Credit: Getty Images
Since last year’s disastrous rollout of Google’s AI Overviews, the world at large has been aware of how AI-powered search results can differ wildly from the traditional list of links search engines have generated for decades. Now, new research helps quantify that difference, showing that AI search engines tend to cite less popular websites and ones that wouldn’t even appear in the Top 100 links listed in an “organic” Google search.
In the pre-print paper “Characterizing Web Search in The Age of Generative AI,” researchers from Ruhr University in Bochum, Germany, and the Max Planck Institute for Software Systems compared traditional link results from Google’s search engine to its AI Overviews and Gemini-2.5-Flash. The researchers also looked at GPT-4o’s web search mode and the separate “GPT-4o with Search Tool,” which resorts to searching the web only when the LLM decides it needs information found outside its own pre-trained data.
The researchers drew test queries from a number of sources, including specific questions submitted to ChatGPT in the WildChat dataset, general political topics listed on AllSides, and products included in the 100 most-searched Amazon products list.

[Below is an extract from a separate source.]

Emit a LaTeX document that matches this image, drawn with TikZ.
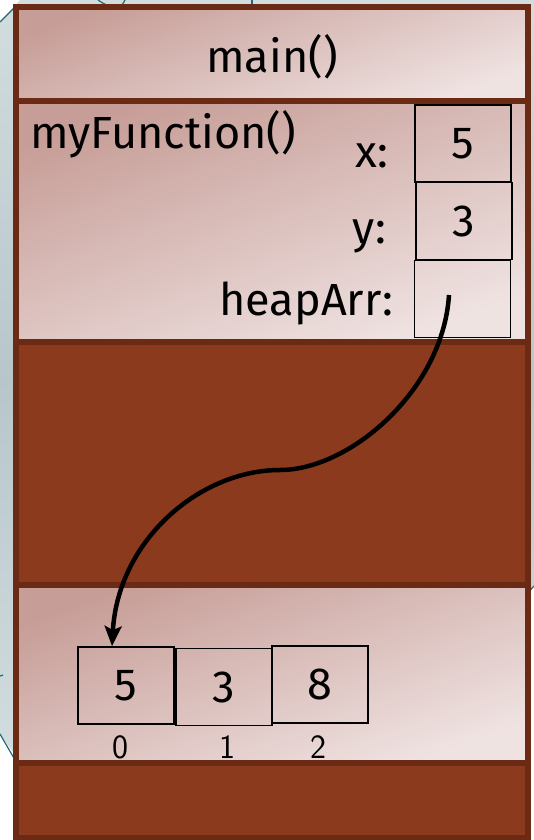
\documentclass[tikz,border=0pt]{standalone}
\usepackage{fontspec}
\setmainfont{Fira Sans}
\usetikzlibrary{arrows.meta}
\definecolor{framecol}{HTML}{6A2A14}
\definecolor{brownfill}{HTML}{8B3A1E}
\definecolor{pinkA}{HTML}{C79D97}
\definecolor{pinkB}{HTML}{EFE3E2}
\definecolor{bgA}{HTML}{D3DDDF}
\definecolor{bgB}{HTML}{B8C6CA}
\definecolor{tealline}{HTML}{1E6A77}
\begin{document}
\begin{tikzpicture}[x=1pt,y=-1pt,
  band/.style={top color=pinkA,bottom color=pinkB,shading angle=20},
  cell/.style={draw=black,line width=1.8pt,minimum width=96pt,minimum height=77pt,inner sep=0pt,font=\fontsize{45}{52}\selectfont},
  lbl/.style={font=\fontsize{45}{52}\selectfont,inner sep=0pt},
  idx/.style={font=\sffamily\fontsize{34}{40}\selectfont,inner sep=0pt},
  divider/.style={draw=framecol,line width=6pt},
  ptrline/.style={line width=4.5pt,-{Stealth[length=20pt,width=17pt,inset=4pt]}},
  bgline/.style={draw=tealline,line width=1.2pt}
]
\useasboundingbox (0,0) rectangle (534,840);
% background shape behind the frame
\shade[top color=bgA,bottom color=bgA,middle color=bgB] (0,22) -- (20,0) -- (534,0) -- (534,586) -- (526,596) -- (20,762) -- (0,734) -- cycle;
\draw[bgline] (0,22) -- (17,5);
\draw[bgline] (0,734) -- (15,760);
\draw[bgline] (534,586) -- (527,594);
\draw[bgline] (98,0) .. controls (104,4) .. (112,7);
\draw[bgline] (125,0) -- (121,7);
\draw[bgline] (252,0) -- (252,7);
\draw[bgline] (0,676) -- (3,675);
% bands
\shade[band] (16,7) rectangle (528,101);
\shade[band] (16,101) rectangle (528,342);
\fill[brownfill] (16,342) rectangle (528,585);
\shade[band] (16,585) rectangle (528,763);
\fill[brownfill] (16,763) rectangle (528,838);
\draw[divider] (16,101) -- (528,101);
\draw[divider] (16,342) -- (528,342);
\draw[divider] (16,585) -- (528,585);
\draw[divider] (16,763) -- (528,763);
\draw[divider] (16,7) rectangle (528,838);
% texts
\node[lbl] (mainlbl) at (272,57) {main()};
\node[lbl,anchor=base west] (fnlbl) at (30,148) {myFunction()};
\node[lbl,anchor=base east] (xlbl) at (388,167) {x:};
\node[lbl,anchor=base east] (ylbl) at (386,243) {y:};
\node[lbl,anchor=base east] (hlbl) at (393,315) {heapArr:};
% stack cells
\node[cell] (xbox) at (463,143.5) {5};
\node[cell] (ybox) at (464,221) {3};
\node[cell] (hbox) at (462.5,299) {};
% heap array
\node[cell] (a0) at (126,685.5) {5};
\node[cell] (a1) at (224,687) {3};
\node[cell] (a2) at (320,684.5) {8};
\node[idx] (i0) at (120,747) {0};
\node[idx] (i1) at (227,747) {1};
\node[idx] (i2) at (318,747) {2};
% pointer
\coordinate (ptr) at (449,295);
\coordinate (mid) at (280,470);
\coordinate (tipx) at (112,0);
\draw[ptrline] (ptr) .. controls (443,390) and (350,470) .. (mid) .. controls (200,470) and (118,540) .. (a0.north -| tipx);
\end{tikzpicture}
\end{document}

Overall, the sources cited in results from the generative search tools tended to be from sites that were less popular than those that appeared in the top 10 of a traditional search, as measured by the domain-tracker Tranco. Sources cited by the AI engines were more likely than those linked in traditional Google searches to fall outside both the top 1,000 and top 1,000,000 domains tracked by Tranco. Gemini search in particular showed a tendency to cite unpopular domains, with the median source falling outside Tranco’s top 1,000 across all results.
A majority of the cited AI Overview sources don’t appear in the top 10 Google link results for the same query.
Credit: Kirsten et al
The sources cited by the AI-powered search engines also tended to be ones that wouldn’t appear anywhere near the top results for the same organic Google search. Fifty-three percent of the sources cited by Google’s AI Overviews, for instance, didn’t appear in the top 10 Google links for the same query, and 40 percent of those sources didn’t even fall in the top 100 Google links.
These differences don’t necessarily mean the AI-generated results are “worse,” of course. The researchers found that GPT-based searches were more likely to cite sources like corporate entities and encyclopedias for their information, for instance, while almost never citing social media websites.
An LLM-based analysis tool found that AI-powered search results also tended to cover a similar number of identifiable “concepts” as the traditional top 10 links, suggesting a similar level of detail, diversity, and novelty in the results. At the same time, the researchers found that “generative engines tend to compress information, sometimes omitting secondary or ambiguous aspects that traditional search retains.” That was especially true for more ambiguous search terms (such as names shared by different people), for which “organic search results provide better coverage,” the researchers found.
Google Gemini search in particular was more likely to cite low-popularity domains.
Credit: Kirsten et al
The AI search engines also arguably have an advantage in being able to weave pre-trained “internal knowledge” in with data culled from cited websites. That was especially true for GPT-4o with Search Tool, which often didn’t cite any web sources and simply provided a direct response based on its training.
But this reliance on pre-trained data can become a limitation when searching for timely information. For search terms pulled from Google’s list of Trending Queries for September 15, the researchers found GPT-4o with Search Tool often responded with messages along the lines of “could you please provide more information” rather than actually searching the web for up-to-date information.
While the researchers didn’t determine whether AI-based search engines were overall “better” or “worse” than traditional search engine links, they did urge future research on “new evaluation methods that jointly consider source diversity, conceptual coverage, and synthesis behavior in generative search systems.”